In 1962, Uttam Kumar signed to collaborate with Agradoot for the project, who previously delivered two commercially successful films with them for – Agni Sanskar (1961) and Bipasha (1962). Initially, Bibhuti Laha was to produce the film, while later the duo Parashmal–Deepchand came on the board as its producer. The same year, Kumar became appraisal of Anand's perdormance in Hum Dono, after watching the film at Roxy Cinema, Kolkata. When Agradoot instructed him to internalize Anand's performance from the film, Kumar declined to compare his performance in Uttarayan with that of Anand in Hum Dono, as they both had individual acting styles.

== Music ==
Music of the film is composed by Robin Chatterjee in his fifth collaboration with Agradoot after Sabar Uparey (1955), Pathey Holo Deri (1957), Lalu Bhulu (1959) and Bipasha (1962), and in eleventh collaboration with Kumar after Sabar Uparey, Sagarika (1956), Saheb Bibi Golam (1956), Abhayer Biye (1957), Haar Jeet (1957), Pathey Holo Deri, Shaharer Itikatha (1960), Shuno Baranari (1960), Bipasha (1962) and Surya Sikha (1963).
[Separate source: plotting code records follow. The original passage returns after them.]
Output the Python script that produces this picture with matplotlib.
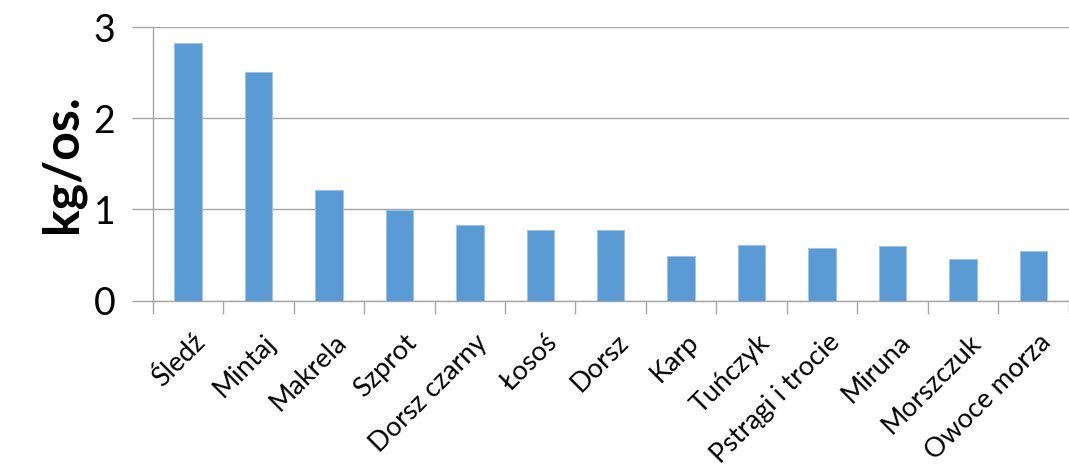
import numpy as np
import matplotlib
matplotlib.use('Agg')
import matplotlib.pyplot as plt
import matplotlib.transforms as mtransforms

plt.rcParams.update({'font.family': ['Lato', 'DejaVu Sans']})

categories = ['Śledź', 'Mintaj', 'Makrela', 'Szprot', 'Dorsz czarny', 'Łosoś', 'Dorsz',
              'Karp', 'Tuńczyk', 'Pstrągi i trocie', 'Miruna', 'Morszczuk', 'Owoce morza']
values = [2.83, 2.51, 1.21, 0.99, 0.83, 0.78, 0.77, 0.49, 0.61, 0.58, 0.60, 0.46, 0.55]
yticks = [0, 1, 2, 3]

GRID = '#a6a6a6'
BAR = '#5b9bd5'

fig = plt.figure(figsize=(10.69, 4.73), dpi=100)
ax = fig.add_axes([0.1428, 0.3643, 0.857, 0.5786])

x = np.arange(len(categories))
ax.bar(x, values, width=0.39, color=BAR, edgecolor='#9dc3e6', linewidth=0.6, zorder=3)

ax.set_xlim(-0.5, len(categories) - 0.5)
ax.set_ylim(0, 3)
ax.set_yticks(yticks)
ax.set_yticklabels([str(t) for t in yticks], fontsize=27)
ax.tick_params(axis='y', length=15, color=GRID, width=1, pad=12)
ax.grid(axis='y', color=GRID, linewidth=1, zorder=0)

ax.set_xticks(x)
ax.set_xticklabels(categories, rotation=45, ha='right', rotation_mode='anchor', fontsize=19.5)
ax.tick_params(axis='x', length=0, pad=21)
offset = mtransforms.ScaledTranslation(5 / 100, 0, fig.dpi_scale_trans)
for lbl in ax.get_xticklabels():
    lbl.set_transform(lbl.get_transform() + offset)
ax.set_xticks(np.arange(-0.5, len(categories)), minor=True)
ax.tick_params(axis='x', which='minor', length=9, color=GRID, width=1)

for s in ['top', 'right']:
    ax.spines[s].set_visible(False)
for s in ['left', 'bottom']:
    ax.spines[s].set_color(GRID)
    ax.spines[s].set_linewidth(1)

ax.set_ylabel('kg/os.', fontsize=36, fontweight='bold', labelpad=6)

fig.savefig('out.png', dpi=100)
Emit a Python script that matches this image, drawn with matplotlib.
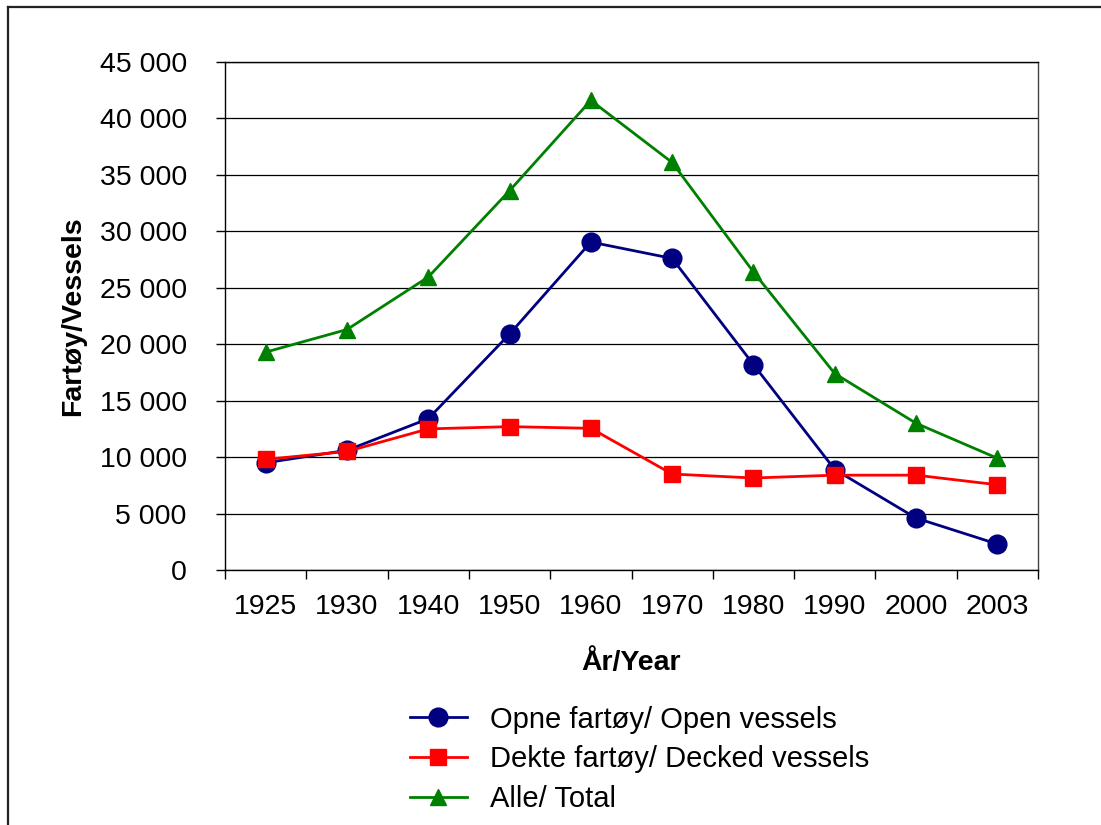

The soundtrack conststs of two tracks, each penned by Shailen Roy. In the title credits of the film, Chatterjee reused the tune of his own composition "E Shudhu Gaaner Din" sung by Sandhya Mukherjee, from the 1957 film Pathey Holo Deri.

Track listing
| No. | Title | Singer(s) | Length |
|---|---|---|---|
| 1. | "Mahua Bujhi" | Sandhya Mukherjee | 4:15 |
| 2. | "Ekti Krishna Lakho Gopini" | Pratima Bandopadhyay | 3:37 |
| Total length: |  |  | 7:52 |

== Remake ==
In 1975, Uttarayan was remade into Telugu as Ramuni Minchina Ramudu, with N. T. Rama Rao playing the dual roles, alongside Vanisri.